Pemasangan APK Jadi Tren Pelanggaran Pemilu 2019 di Jabar

Minggu, 30 Desember 2018 - 07:00 WIB
Pemasangan APK Jadi Tren Pelanggaran Pemilu 2019 di Jabar
Ketua Bawaslu Jabar Abdullah memaparkan bentuk-bentuk pelanggaran Pemilu 2019, Sabtu (29/12/2018). Foto/SINDOnews/Agung Bakti Sarasa
A A A
BANDUNG - Badan Pengawas Pemilu (Bawaslu) Jawa Barat mencatat, pelanggaran Pemilihan Umum (Pemilu) 2019 di Jabar didominasi pemasangan alat peraga kampanye (APK) yang menyalahi aturan.

Pemasangan APK yang menyalahi aturan tersebut dinilai merugikan masyarakat dan bertentangan dengan peraturan daerah tentang kebersihan, ketertiban, dan keindahan (K3). Pasalnya, pelanggaran tidak hanya menyangkut lokasi pemasangan, namun juga hingga ukuran APK, sehingga menimbulkan kesan kumuh.

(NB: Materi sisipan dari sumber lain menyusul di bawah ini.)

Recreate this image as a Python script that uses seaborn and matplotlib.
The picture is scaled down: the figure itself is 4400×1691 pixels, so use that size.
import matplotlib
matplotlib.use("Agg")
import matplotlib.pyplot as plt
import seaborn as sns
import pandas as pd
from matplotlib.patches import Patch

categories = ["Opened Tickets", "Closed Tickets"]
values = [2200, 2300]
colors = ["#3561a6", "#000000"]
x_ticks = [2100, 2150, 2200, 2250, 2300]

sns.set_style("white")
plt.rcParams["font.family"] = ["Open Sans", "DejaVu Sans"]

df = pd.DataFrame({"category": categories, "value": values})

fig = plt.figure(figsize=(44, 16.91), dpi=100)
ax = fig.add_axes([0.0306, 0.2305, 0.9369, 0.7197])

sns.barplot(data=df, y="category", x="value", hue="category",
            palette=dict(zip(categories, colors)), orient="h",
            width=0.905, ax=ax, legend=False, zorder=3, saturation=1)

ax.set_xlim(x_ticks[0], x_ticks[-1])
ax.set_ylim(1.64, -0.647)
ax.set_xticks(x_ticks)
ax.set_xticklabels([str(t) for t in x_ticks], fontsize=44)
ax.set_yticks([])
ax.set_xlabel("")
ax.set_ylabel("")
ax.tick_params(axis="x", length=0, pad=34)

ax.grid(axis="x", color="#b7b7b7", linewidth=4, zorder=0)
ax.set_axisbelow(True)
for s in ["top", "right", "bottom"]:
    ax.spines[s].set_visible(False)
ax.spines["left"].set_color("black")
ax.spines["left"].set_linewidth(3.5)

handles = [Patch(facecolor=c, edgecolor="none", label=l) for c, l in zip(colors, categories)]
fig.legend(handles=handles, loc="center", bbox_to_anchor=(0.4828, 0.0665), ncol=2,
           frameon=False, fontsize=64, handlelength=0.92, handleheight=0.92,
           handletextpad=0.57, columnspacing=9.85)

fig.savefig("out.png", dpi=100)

"Pelanggaran APK paling banyak dilakukan caleg (calon anggota legislatif," ungkap Ketua Bawaslu Jabar Abdullah dalam Konferensi Pers Catatan Akhir Tahun Pengawasan Pemilu 2019 di Hotel Ibis Trans Studio Bandung, Jalan Gatot Subroto, Kota Bandung, Sabtu (29/12/2018).

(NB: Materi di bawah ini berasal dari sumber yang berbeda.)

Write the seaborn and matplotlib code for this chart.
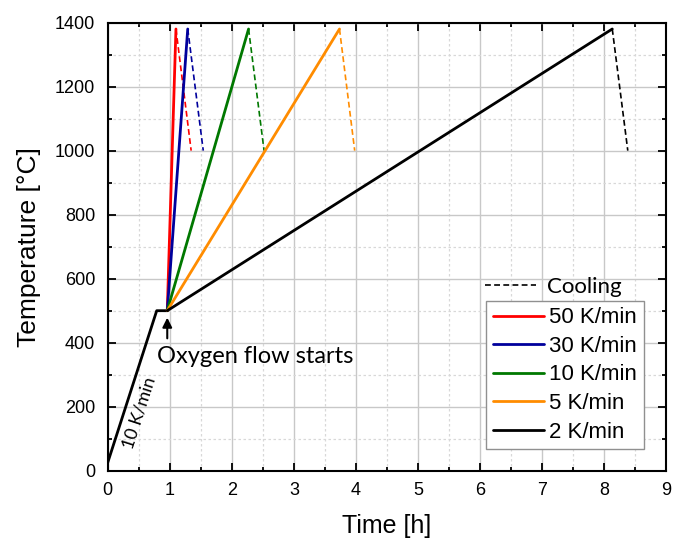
import matplotlib
matplotlib.use("Agg")
import matplotlib.pyplot as plt
from matplotlib.lines import Line2D
from matplotlib.ticker import MultipleLocator
import seaborn as sns
import pandas as pd

# ---- data ----
heat_t = [0.0, 0.79, 0.96]
heat_T = [25, 500, 500]
rates = ["50 K/min", "30 K/min", "10 K/min", "5 K/min", "2 K/min"]
colors = ["#ff0000", "#00009c", "#007800", "#ff8c00", "#000000"]
start_t = 0.96
start_T = 500
peak_t = [1.10, 1.29, 2.27, 3.735, 8.13]
peak_T = 1380
end_t = [1.345, 1.54, 2.52, 3.98, 8.38]
end_T = 1000

sns.set_style("ticks")
plt.rcParams["font.family"] = ["Liberation Sans", "DejaVu Sans"]
plt.rcParams["xtick.direction"] = "in"
plt.rcParams["ytick.direction"] = "in"
for k in ["text.color", "axes.labelcolor", "xtick.color", "ytick.color",
          "xtick.labelcolor", "ytick.labelcolor", "axes.edgecolor"]:
    plt.rcParams[k] = "black"

fig = plt.figure(figsize=(6.73, 5.38), dpi=100)
ax = fig.add_axes([0.160, 0.125, 0.830, 0.833])

# grids
ax.xaxis.set_major_locator(MultipleLocator(1))
ax.xaxis.set_minor_locator(MultipleLocator(0.5))
ax.yaxis.set_major_locator(MultipleLocator(200))
ax.yaxis.set_minor_locator(MultipleLocator(100))
ax.grid(which="major", color="#c8c8c8", lw=1.0, ls="-", zorder=0)
ax.grid(which="minor", color="#d8d8d8", lw=0.9, ls=(0, (2, 2)), zorder=0)
ax.set_axisbelow(True)

# common heating segment
heat_df = pd.DataFrame({"t": heat_t, "T": heat_T})
sns.lineplot(data=heat_df, x="t", y="T", ax=ax, color="black", lw=2,
             sort=False, estimator=None, legend=False)

for lab, c, pt, et in zip(rates, colors, peak_t, end_t):
    up = pd.DataFrame({"t": [start_t, pt], "T": [start_T, peak_T]})
    down = pd.DataFrame({"t": [pt, et], "T": [peak_T, end_T]})
    sns.lineplot(data=up, x="t", y="T", ax=ax, color=c, lw=2,
                 sort=False, estimator=None, legend=False)
    sns.lineplot(data=down, x="t", y="T", ax=ax, color=c, lw=1.2,
                 ls=(0, (3.5, 2)), sort=False, estimator=None, legend=False)

ax.set_xlim(0, 9)
ax.set_ylim(0, 1400)
ax.tick_params(which="both", top=True, right=True, labelsize=13, width=1.3,
               color="black", labelcolor="black")
ax.tick_params(axis="x", pad=8)
ax.tick_params(axis="y", pad=9)
ax.tick_params(which="major", length=5.5)
ax.tick_params(which="minor", length=3)
for s in ax.spines.values():
    s.set_linewidth(1.5)
    s.set_color("black")

ax.set_xlabel("Time [h]", fontsize=18, labelpad=11, color="black")
ax.set_ylabel("Temperature [°C]", fontsize=19, labelpad=10, color="black")

# annotations
ann_font = ["Lato", "DejaVu Sans"]
ax.annotate("", xy=(0.96, 487), xytext=(0.96, 405),
            arrowprops=dict(arrowstyle="-|>", color="black", lw=1.5,
                            mutation_scale=14))
ax.text(0.79, 357, "Oxygen flow starts", fontsize=17, family=ann_font,
        ha="left", va="center", color="black")
ax.text(0.51, 180, "10 K/min", fontsize=13, family=ann_font,
        rotation=72, ha="center", va="center", color="black")

# legends
handles = [Line2D([], [], color=c, lw=2) for c in colors]
leg = ax.legend(handles, rates, loc="lower left",
                bbox_to_anchor=(0.677, 0.048), borderaxespad=0,
                fontsize=16, frameon=True, fancybox=False,
                edgecolor="#909090", framealpha=1, handlelength=2.3,
                handletextpad=0.25, labelspacing=0.34, borderpad=0.3,
                labelcolor="black")
leg.get_frame().set_linewidth(1.0)
ax.add_artist(leg)
cool = ax.legend([Line2D([], [], color="black", lw=1.2, ls=(0, (3.5, 2)))],
                 ["Cooling"], loc="center left", bbox_to_anchor=(0.672, 0.41),
                 borderaxespad=0, frameon=False, handlelength=2.3,
                 handletextpad=0.5, borderpad=0.1, labelcolor="black",
                 prop={"family": ann_font, "size": 16})

fig.savefig("out.png", dpi=100)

Pemasangan APK Jadi Tren Pelanggaran Pemilu 2019 di Jabar


Berdasarkan catatannya, sejak masa kampanye dimulai 23 September 2018 lalu, pelanggaran APK Pemilu 2019 di Jabar mencapai 47 kasus yang terjadi di Kota Tasikmalaya, Kabupaten Pangandaran, Kabupaten Indramayu, Kabupaten Garut, Kota Cirebon, dan Kota Bogor.

"Bentuk pelanggarannya adalah pemasangan APK yang tidak sesuai ketentuan, seperti di tempat ibadah, jalan protokol, hingga tempat pendidikan," sebut Abdullah seraya mengaku, pihaknya telah melakukan penindakan terhadap pelanggaran tersebut.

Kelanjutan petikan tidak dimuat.